Este año, Doña Carmen pudo presenciar por primera vez el concurso de alfombras florales, y quedó maravillada con las distintas formas en que los católicos celebran uno de los momentos más importantes de su fe. “Nunca me imaginé trabajar rodeada de tantos aromas frescos y colores tan vivos… es simplemente bello”, comentaba, sin quitarle la vista a las dos alfombras que se estaban armando frente a su puesto.

Desde su llegada al país, un huracán de emociones parecía no tener fin dentro de ella. Las ciudades, las personas, la comida… todo le resultaba perfecto. A pesar de eso, no era lo que más la impactaba. Lo que verdaderamente capturó su atención fue ese cordón invisible que une la religión con las tradiciones del día a día en la vida de los peruanos. Especialmente en la forma en que la manifiestan, como en este mismo concurso.

Aquí la gente demuestra su lado artístico para Dios, sin importar si sean buenos o no”, decía. Algunos lo llamarían creatividad peruana. Otros, un acto de fanatismo hacia Jesucristo. Sea como fuere, todas esas expresiones convergen en un mismo camino: el amor incondicional por el hijo de Dios.
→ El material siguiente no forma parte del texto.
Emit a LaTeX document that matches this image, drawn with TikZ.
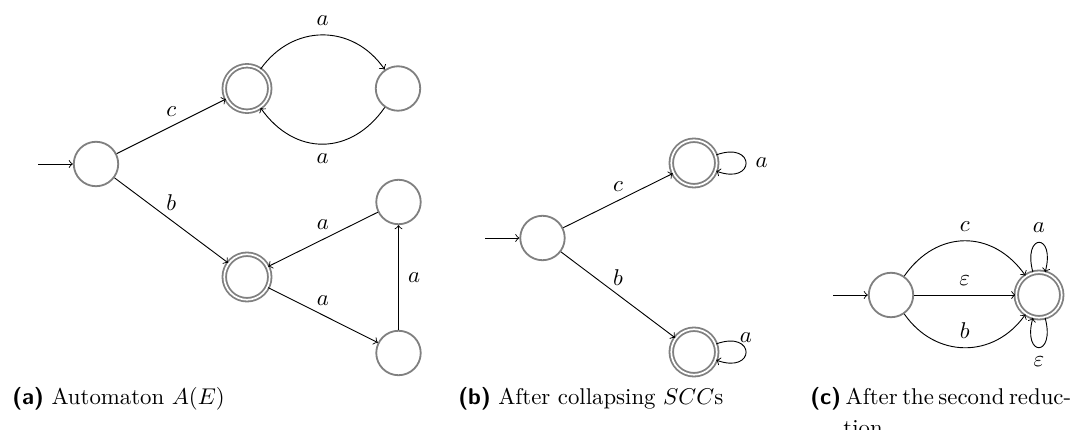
\documentclass[tikz,border=0pt]{standalone}
\usetikzlibrary{arrows}
\begin{document}
\begin{tikzpicture}[x=0.4386pt,y=-0.4386pt,
  st/.style={circle,draw=gray,line width=0.8pt,minimum size=19.5pt,inner sep=0pt},
  acc/.style={circle,draw=gray,line width=0.8pt,double=white,double distance=0.75pt,minimum size=19.95pt,inner sep=0pt},
  tr/.style={->,line width=0.4pt},
  lbl/.style={inner sep=4pt},
  captxt/.style={anchor=base west,inner sep=0pt,font=\normalsize}]
\useasboundingbox (0,0) rectangle (1070,430);
% ---------- (a)
\node[st]  (a0) at (96,164) {};
\node[acc] (a1) at (247,88.5) {};
\node[st]  (a2) at (398,88.5) {};
\node[acc] (a3) at (247,277) {};
\node[st]  (a4) at (398.5,202) {};
\node[st]  (a5) at (398.5,353) {};
\coordinate (ia) at (38,164);
\draw[tr] (ia) -- (a0);
\draw[tr] (a0) -- node[lbl,above]{$c$} (a1);
\draw[tr] (a0) -- node[lbl,above]{$b$} (a3);
\draw[tr] (a1) to[bend left=55,looseness=1.15] node[lbl,above]{$a$} (a2);
\draw[tr] (a2) to[bend left=55,looseness=1.22] node[lbl,below]{$a$} (a1);
\draw[tr] (a4) -- node[lbl,above]{$a$} (a3);
\draw[tr] (a3) -- node[lbl,above]{$a$} (a5);
\draw[tr] (a5) -- node[lbl,right]{$a$} (a4);
% ---------- (b)
\node[st]  (b0) at (542.5,238) {};
\node[acc] (b1) at (694,163) {};
\node[acc] (b2) at (694,352) {};
\coordinate (ib) at (485,238);
\draw[tr] (ib) -- (b0);
\draw[tr] (b0) -- node[lbl,above]{$c$} (b1);
\draw[tr] (b0) -- node[lbl,above]{$b$} (b2);
\draw[tr] (b1) to[out=20,in=-20,min distance=18.5pt] node[lbl,right]{$a$} (b1);
\draw[tr] (b2) to[out=20,in=-20,min distance=18.5pt] node[lbl,above]{$a$} (b2);
% ---------- (c)
\node[st]  (c0) at (891,295) {};
\node[acc] (c1) at (1039,295) {};
\coordinate (ic) at (833,295);
\draw[tr] (ic) -- (c0);
\draw[tr] (c0) to[bend left=55,looseness=1.2] node[lbl,above]{$c$} (c1);
\draw[tr] (c0) -- node[lbl,above]{$\varepsilon$} (c1);
\draw[tr] (c0) to[bend right=55,looseness=1.15] node[lbl,above]{$b$} (c1);
\draw[tr] (c1) to[out=105,in=75,min distance=18pt] node[lbl,above]{$a$} (c1);
\draw[tr] (c1) to[out=-75,in=-105,min distance=18pt] node[lbl,below]{$\varepsilon$} (c1);
% ---------- captions
\node[captxt] (capa) at (12,405) {\textsf{\textbf{(a)}} Automaton $A(E)$};
\node[captxt] (capb) at (458,405) {\textsf{\textbf{(b)}} After collapsing $SCC$s};
\node[captxt] (capc) at (810,405) {\spaceskip=2pt plus 3pt\hbox to 112pt{\textsf{\textbf{(c)}} After the second reduc-}};
\node[captxt] (capc2) at (843,436) {tion};
\end{tikzpicture}
\end{document}
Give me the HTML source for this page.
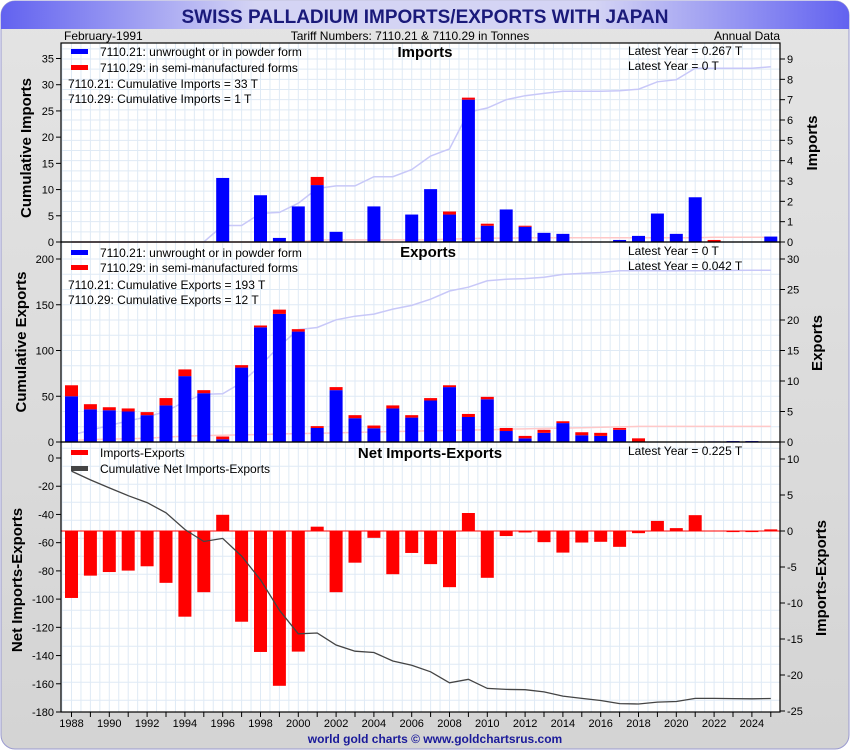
<!DOCTYPE html>
<html><head><meta charset="utf-8"><style>
html,body{margin:0;padding:0;background:#fff}
svg{display:block;font-family:"Liberation Sans",sans-serif}
</style></head><body>
<svg id="c" width="850" height="750" viewBox="0 0 850 750" xmlns="http://www.w3.org/2000/svg">
<defs>
<linearGradient id="bg" x1="0" y1="0" x2="0" y2="1"><stop offset="0" stop-color="#e4e4e4"/><stop offset="1" stop-color="#d4d4d4"/></linearGradient>
<linearGradient id="tb" x1="0" y1="0" x2="1" y2="0"><stop offset="0" stop-color="#6262f0"/><stop offset="0.3" stop-color="#d4d4f4"/><stop offset="0.7" stop-color="#d4d4f4"/><stop offset="1" stop-color="#6262f0"/></linearGradient>
</defs>
<rect x="1" y="1" width="848" height="748" rx="14" fill="url(#bg)" stroke="#9a9ad0"/>
<path d="M1 29 V15 A14 14 0 0 1 15 1 H835 A14 14 0 0 1 849 15 V29 Z" fill="url(#tb)"/>
<text x="425" y="23" text-anchor="middle" font-size="19" font-weight="bold" fill="#1a1a7a">SWISS PALLADIUM IMPORTS/EXPORTS WITH JAPAN</text>
<text x="64" y="40" font-size="12" fill="#000">February-1991</text>
<text x="410" y="40" text-anchor="middle" font-size="12" fill="#000">Tariff Numbers: 7110.21 &amp; 7110.29 in Tonnes</text>
<text x="780" y="40" text-anchor="end" font-size="12" fill="#000">Annual Data</text>
<rect x="61" y="43" width="719" height="669" fill="#fff"/>
<g id="grid"></g>
<g id="marks"></g>
<g id="axes"></g>
<text x="435" y="743" text-anchor="middle" font-size="12" font-weight="bold" fill="#1a1a9a">world gold charts © www.goldchartsrus.com</text>
</svg>
<script>
const years = [];
for (let y = 1988; y <= 2025; y++) years.push(y);
const imp21 = [0,0,0,0,0,0,0,0,3.15,0,2.3,0.2,1.75,2.8,0.5,0,1.75,0,1.35,2.6,1.35,7.0,0.8,1.6,0.75,0.45,0.4,0,0,0.1,0.3,1.4,0.4,2.2,0,0,0,0.267];
const imp29 = [0,0,0,0,0,0,0,0,0,0,0,0,0,0.4,0,0,0,0,0,0,0.15,0.1,0.1,0,0.05,0,0,0,0,0,0,0,0,0,0.1,0,0,0];
const exp21 = [7.5,5.35,5.2,5.0,4.4,6.0,10.8,8.0,0.45,12.2,18.8,21.0,18.1,2.3,8.5,3.9,2.25,5.5,4.0,6.8,9.0,4.1,7.0,1.8,0.6,1.5,3.1,1.1,1.0,2.0,0,0,0,0,0.1,0.15,0.15,0];
const exp29 = [1.8,0.85,0.5,0.5,0.5,1.2,1.1,0.5,0.45,0.4,0.3,0.7,0.4,0.3,0.5,0.5,0.45,0.5,0.4,0.4,0.3,0.5,0.4,0.5,0.4,0.5,0.3,0.5,0.5,0.3,0.6,0,0,0,0,0,0,0.042];
const impLeftTicks = [0,5,10,15,20,25,30,35];
const impRightTicks = [0,1,2,3,4,5,6,7,8,9];
const expLeftTicks = [0,50,100,150,200];
const expRightTicks = [0,5,10,15,20,25,30];
const netLeftTicks = [0,-20,-40,-60,-80,-100,-120,-140,-160,-180];
const netRightTicks = [10,5,0,-5,-10,-15,-20,-25];
const xTickYears = [1988,1990,1992,1994,1996,1998,2000,2002,2004,2006,2008,2010,2012,2014,2016,2018,2020,2022,2024];

const NS = "http://www.w3.org/2000/svg";
const L = 61, R = 780;
const step = 18.9;
const xs = y => 71.5 + (y - 1988) * step;
const lin = (v0, p0, v1, p1) => v => p0 + (v - v0) * (p1 - p0) / (v1 - v0);
const impL = lin(0, 242, 35, 58.5), impR = lin(0, 242, 9, 59);
const expL = lin(0, 442, 200, 259), expR = lin(0, 442, 30, 259);
const netL = lin(0, 458, -180, 712), netR = lin(0, 531, 10, 459);

function mk(tag, attrs, parent, txt) {
  const e = document.createElementNS(NS, tag);
  for (const k in attrs) e.setAttribute(k, attrs[k]);
  if (txt !== undefined) e.textContent = txt;
  parent.appendChild(e);
  return e;
}
const grid = document.getElementById('grid'), marks = document.getElementById('marks'), axes = document.getElementById('axes');

// grid
for (let i = 0; i < 76; i++) {
  const x = 71.5 - step / 2 + i * step / 2;
  if (x < L || x > R) continue;
  const g = mk('line', {x1: x, x2: x, y1: 43, y2: 712, stroke: '#dfeaf5', 'stroke-width': 1}, grid);
  
  
}
function hgrid(fn, from, to, st, top, bot) {
  for (let v = from; v <= to + 1e-9; v += st) {
    const y = fn(v); if (y < top || y > bot) continue;
    const g = mk('line', {x1: L, x2: R, y1: y, y2: y, stroke: '#dfeaf5', 'stroke-width': 1}, grid);
    
    
  }
}
hgrid(impR, 0, 10, 0.5, 43, 242);
hgrid(expR, 0, 32, 2.5, 242, 442);
hgrid(netR, -26, 12, 2.5, 442, 712);

function cum(arr) { let s = 0; return arr.map(v => s += v); }
function line(vals, fn, color, w, name) {
  const pts = vals.map((v, i) => xs(years[i]).toFixed(1) + ',' + fn(v).toFixed(1)).join(' ');
  const p = mk('polyline', {points: pts, fill: 'none', stroke: color, 'stroke-width': w}, marks);
  
  
}
const bw = 13;
function stacked(a, b, fn, pre) {
  years.forEach((yr, i) => {
    const x = xs(yr) - bw / 2;
    if (a[i] > 0) {
      const r = mk('rect', {x: x, y: fn(a[i]), width: bw, height: fn(0) - fn(a[i]), fill: '#0000ff'}, marks);
      
      
    }
    if (b[i] > 0) {
      const r = mk('rect', {x: x, y: fn(a[i] + b[i]), width: bw, height: fn(a[i]) - fn(a[i] + b[i]), fill: '#ff0000'}, marks);
      
      
    }
  });
}
// imports
line(cum(imp21), impL, '#c8c8f8', 1.5, 'imports-cumulative-7110-21-line');
line(cum(imp29), impL, '#ffc8c8', 1.5, 'imports-cumulative-7110-29-line');
stacked(imp21, imp29, impR, 'imports');
// exports
line(cum(exp21), expL, '#c8c8f8', 1.5, 'exports-cumulative-7110-21-line');
line(cum(exp29), expL, '#ffc8c8', 1.5, 'exports-cumulative-7110-29-line');
stacked(exp21, exp29, expR, 'exports');
// net
const net = years.map((y, i) => imp21[i] + imp29[i] - exp21[i] - exp29[i]);
years.forEach((yr, i) => {
  const v = net[i];
  const y0 = netR(0), y1 = netR(v);
  const r = mk('rect', {x: xs(yr) - bw / 2, y: Math.min(y0, y1), width: bw, height: Math.abs(y1 - y0), fill: '#ff0000'}, marks);
  
  
});
const z = mk('line', {x1: L, x2: R, y1: netR(0), y2: netR(0), stroke: '#ff0000', 'stroke-width': 1}, marks);


line(cum(net), netL, '#444444', 1.3, 'cumulative-net-line');

// axes frames
[[43, 242], [242, 442], [442, 712]].forEach((p, i) => {
  const r = mk('rect', {x: L, y: p[0], width: R - L, height: p[1] - p[0], fill: 'none', stroke: '#000', 'stroke-width': 1.2}, axes);
  
  
});
function ticks(vals, fn, side, name) {
  vals.forEach(v => {
    const y = fn(v);
    const xa = side === 'L' ? L : R;
    const t = mk('line', {x1: xa, x2: side === 'L' ? xa - 5 : xa + 5, y1: y, y2: y, stroke: '#000'}, axes);
    
    
    const tx = mk('text', {x: side === 'L' ? L - 7 : R + 7, y: y + 4, 'font-size': 11, 'text-anchor': side === 'L' ? 'end' : 'start'}, axes, String(v));
    
    
  });
}
ticks(impLeftTicks, impL, 'L', 'imports-left-axis');
ticks(impRightTicks, impR, 'R', 'imports-right-axis');
ticks(expLeftTicks, expL, 'L', 'exports-left-axis');
ticks(expRightTicks, expR, 'R', 'exports-right-axis');
ticks(netLeftTicks, netL, 'L', 'net-left-axis');
ticks(netRightTicks, netR, 'R', 'net-right-axis');
years.forEach(yr => {
  const t = mk('line', {x1: xs(yr), x2: xs(yr), y1: 712, y2: 717, stroke: '#000'}, axes);
  
  
});
xTickYears.forEach(yr => {
  const t = mk('text', {x: xs(yr), y: 727, 'font-size': 11, 'text-anchor': 'middle'}, axes, String(yr));
  
  
});
function vtitle(txt, x, y, name) {
  const t = mk('text', {x: x, y: y, 'font-size': 15, 'font-weight': 'bold', 'text-anchor': 'middle', transform: 'rotate(-90 ' + x + ' ' + y + ')'}, axes, txt);
  
  
}
vtitle('Cumulative Imports', 31, 148, 'imports-left-title');
vtitle('Imports', 817, 143, 'imports-right-title');
vtitle('Cumulative Exports', 26, 342, 'exports-left-title');
vtitle('Exports', 822, 343, 'exports-right-title');
vtitle('Net Imports-Exports', 22, 580, 'net-left-title');
vtitle('Imports-Exports', 826, 578, 'net-right-title');
function txt(s, x, y, size, name, opts) {
  const a = Object.assign({x: x, y: y, 'font-size': size}, opts || {});
  const t = mk('text', a, axes, s);
  
  
}
function sw(x, y, c, name) {
  const r = mk('rect', {x: x, y: y, width: 17, height: 5, fill: c}, axes);
  
  
}
// imports legend
sw(71, 49, '#0000ff', 'imports-legend-7110-21-swatch');
txt('7110.21: unwrought or in powder form', 100, 56, 12, 'imports-legend-7110-21');
sw(71, 65, '#ff0000', 'imports-legend-7110-29-swatch');
txt('7110.29: in semi-manufactured forms', 100, 72, 12, 'imports-legend-7110-29');
txt('7110.21: Cumulative Imports = 33 T', 68, 88, 12, 'imports-cumulative-7110-21-note');
txt('7110.29: Cumulative Imports = 1 T', 68, 103, 12, 'imports-cumulative-7110-29-note');
txt('Imports', 425, 57, 15, 'imports-panel-title', {'font-weight': 'bold', 'text-anchor': 'middle'});
txt('Latest Year = 0.267 T', 628, 55, 12, 'imports-latest-7110-21');
txt('Latest Year = 0 T', 628, 70, 12, 'imports-latest-7110-29');
// exports legend
sw(71, 250, '#0000ff', 'exports-legend-7110-21-swatch');
txt('7110.21: unwrought or in powder form', 100, 257, 12, 'exports-legend-7110-21');
sw(71, 265, '#ff0000', 'exports-legend-7110-29-swatch');
txt('7110.29: in semi-manufactured forms', 100, 272, 12, 'exports-legend-7110-29');
txt('7110.21: Cumulative Exports = 193 T', 68, 289, 12, 'exports-cumulative-7110-21-note');
txt('7110.29: Cumulative Exports = 12 T', 68, 304, 12, 'exports-cumulative-7110-29-note');
txt('Exports', 428, 257, 15, 'exports-panel-title', {'font-weight': 'bold', 'text-anchor': 'middle'});
txt('Latest Year = 0 T', 628, 255, 12, 'exports-latest-7110-21');
txt('Latest Year = 0.042 T', 628, 270, 12, 'exports-latest-7110-29');
// net legend
sw(71, 450, '#ff0000', 'net-legend-bars-swatch');
txt('Imports-Exports', 100, 457, 12, 'net-legend-bars');
sw(71, 466, '#444444', 'net-legend-line-swatch');
txt('Cumulative Net Imports-Exports', 100, 473, 12, 'net-legend-line');
txt('Net Imports-Exports', 430, 458, 15, 'net-panel-title', {'font-weight': 'bold', 'text-anchor': 'middle'});
txt('Latest Year = 0.225 T', 628, 455, 12, 'net-latest');
</script>
</body></html>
Así como Doña Carmen, que aunque no comparte las creencias ajenas las respeta, entre la multitud que llegaba a la plaza también se veían vecinos paseando. Sin autos, los peatones dominaban las calles. Esperanza, que vivía a una cuadra y volvía cada año desde España para pasar la Semana Santa con su familia, celebraba con alegría el reencuentro con su tierra.

Me acuerdo cuando mis hijas iban al Centro a armar sus alfombras, y ahora me llevo la sorpresa de que esta es mil veces mejor”, hablaba con gran alegría la señora, caminando de la mano con uno de sus nietos. El cielo despejado, el sol en su punto y el viento a favor de los participantes creaban el ambiente ideal. Ella no se equivocaba.

En tiempos como estos, no hay nada mejor que volver a las viejas costumbres. Para algunos pueden no tener mayor significado, pero para otros, grandes y pequeños, es un momento en el que su fe se expresa al máximo, creando verdaderos murales que encantan al público. Porque detrás de cada pétalo, hay una experiencia vivida.